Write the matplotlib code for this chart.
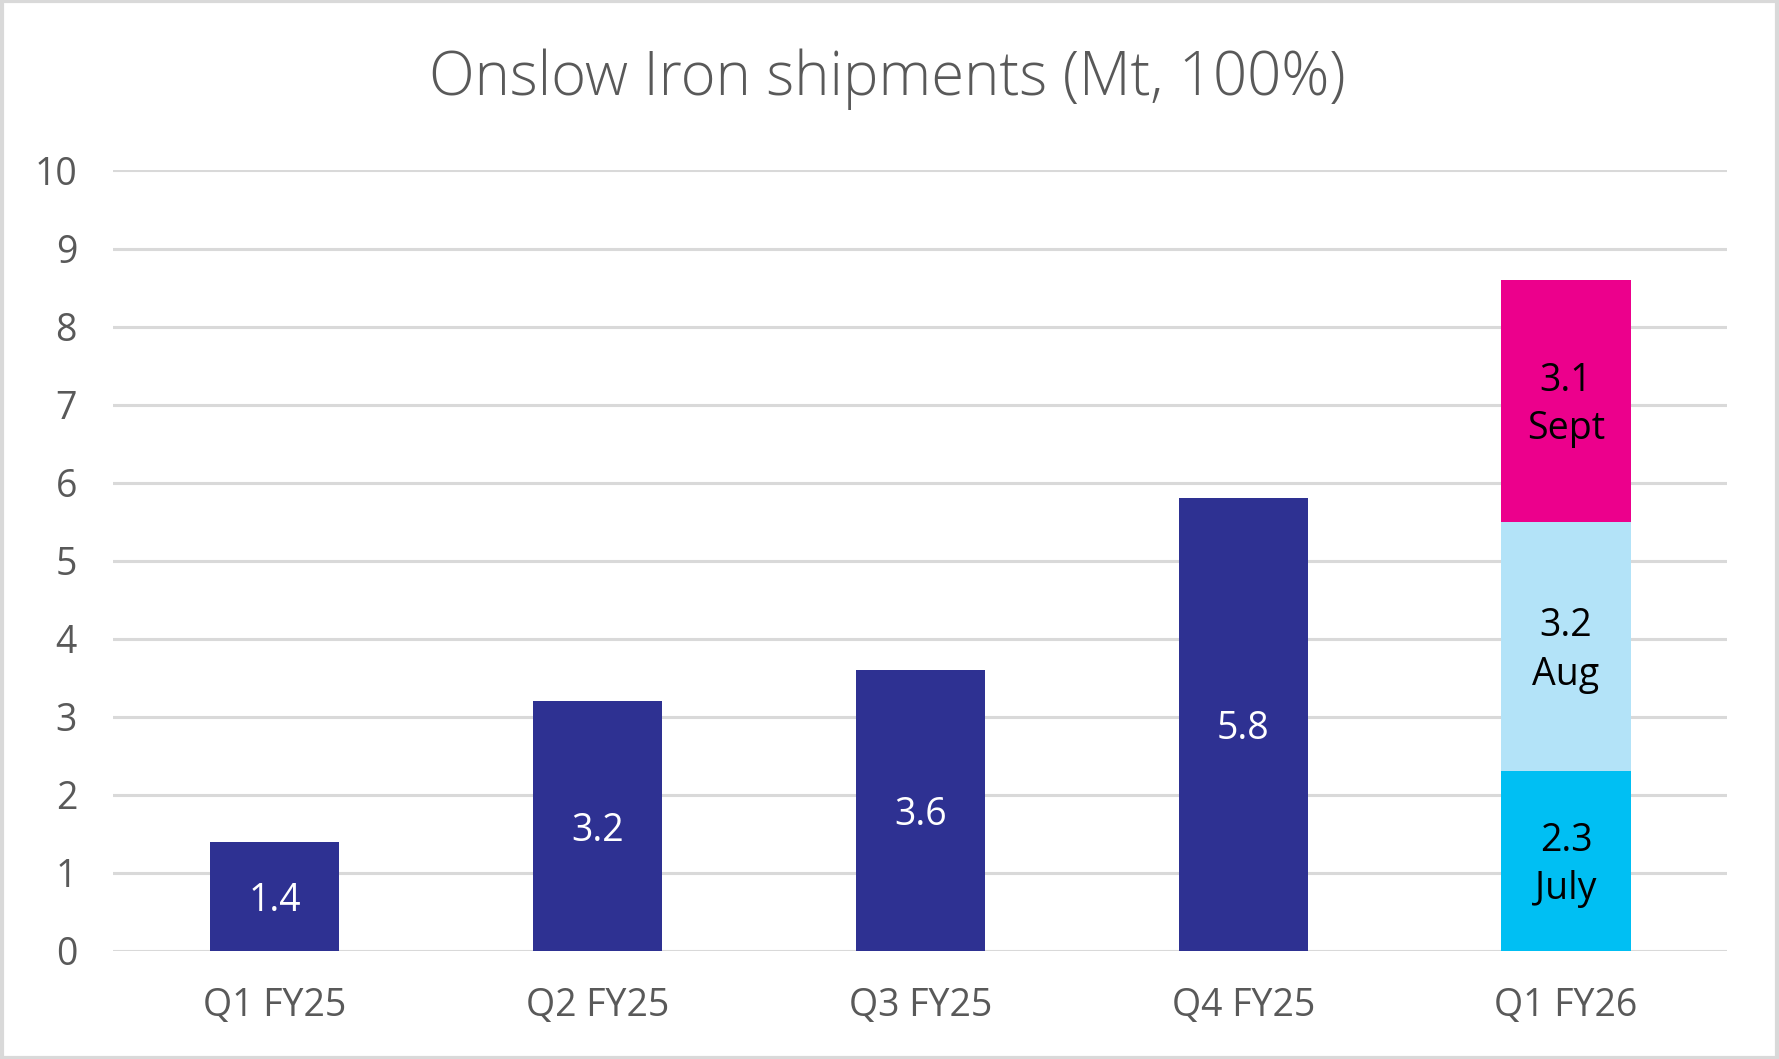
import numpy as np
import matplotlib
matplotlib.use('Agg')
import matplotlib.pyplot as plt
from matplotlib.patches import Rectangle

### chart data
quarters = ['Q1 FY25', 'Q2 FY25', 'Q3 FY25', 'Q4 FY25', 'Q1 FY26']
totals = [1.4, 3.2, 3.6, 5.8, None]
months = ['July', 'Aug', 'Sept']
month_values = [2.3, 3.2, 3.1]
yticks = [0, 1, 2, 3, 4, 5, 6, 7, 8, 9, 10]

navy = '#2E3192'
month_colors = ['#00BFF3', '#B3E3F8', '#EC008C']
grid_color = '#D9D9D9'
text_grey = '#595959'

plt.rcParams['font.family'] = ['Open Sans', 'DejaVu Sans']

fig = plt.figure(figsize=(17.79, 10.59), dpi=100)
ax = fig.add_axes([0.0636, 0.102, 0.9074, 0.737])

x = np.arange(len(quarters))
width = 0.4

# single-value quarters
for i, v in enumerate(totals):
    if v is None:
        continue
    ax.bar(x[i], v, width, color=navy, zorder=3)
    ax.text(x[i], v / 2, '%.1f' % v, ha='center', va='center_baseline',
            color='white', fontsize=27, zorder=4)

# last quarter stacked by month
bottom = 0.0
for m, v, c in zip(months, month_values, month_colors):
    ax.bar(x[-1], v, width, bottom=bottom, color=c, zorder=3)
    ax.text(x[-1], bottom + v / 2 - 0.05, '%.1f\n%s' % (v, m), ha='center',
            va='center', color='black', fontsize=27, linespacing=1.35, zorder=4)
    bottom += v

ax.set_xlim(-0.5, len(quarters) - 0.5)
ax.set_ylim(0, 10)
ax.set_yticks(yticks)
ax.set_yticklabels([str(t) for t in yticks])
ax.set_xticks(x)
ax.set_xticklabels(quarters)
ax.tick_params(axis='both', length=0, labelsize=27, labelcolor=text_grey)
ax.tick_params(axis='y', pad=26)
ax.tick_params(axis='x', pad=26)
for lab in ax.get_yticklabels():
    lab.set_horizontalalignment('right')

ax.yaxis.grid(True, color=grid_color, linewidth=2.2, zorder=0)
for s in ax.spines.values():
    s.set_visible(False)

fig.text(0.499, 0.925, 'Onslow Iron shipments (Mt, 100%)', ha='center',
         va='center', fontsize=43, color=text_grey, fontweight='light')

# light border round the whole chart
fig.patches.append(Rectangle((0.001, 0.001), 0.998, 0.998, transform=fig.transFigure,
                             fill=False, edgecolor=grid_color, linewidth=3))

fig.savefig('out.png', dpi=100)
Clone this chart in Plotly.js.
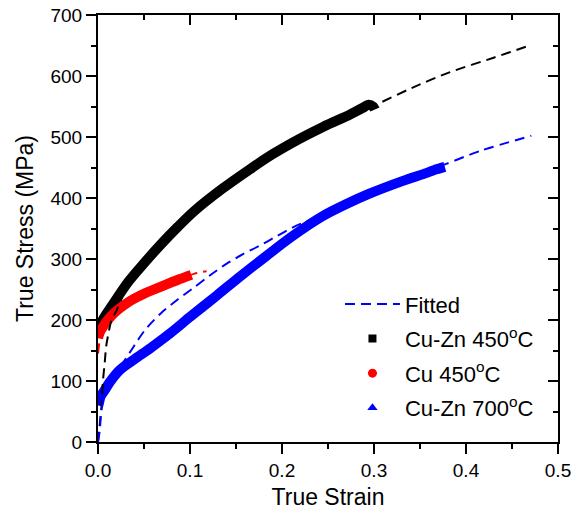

• Task objective: Each line with the string "this" in it needs to be found and copied.

• Complete answer:
Write the matplotlib code for this chart.
Clone this chart in Plotly.js.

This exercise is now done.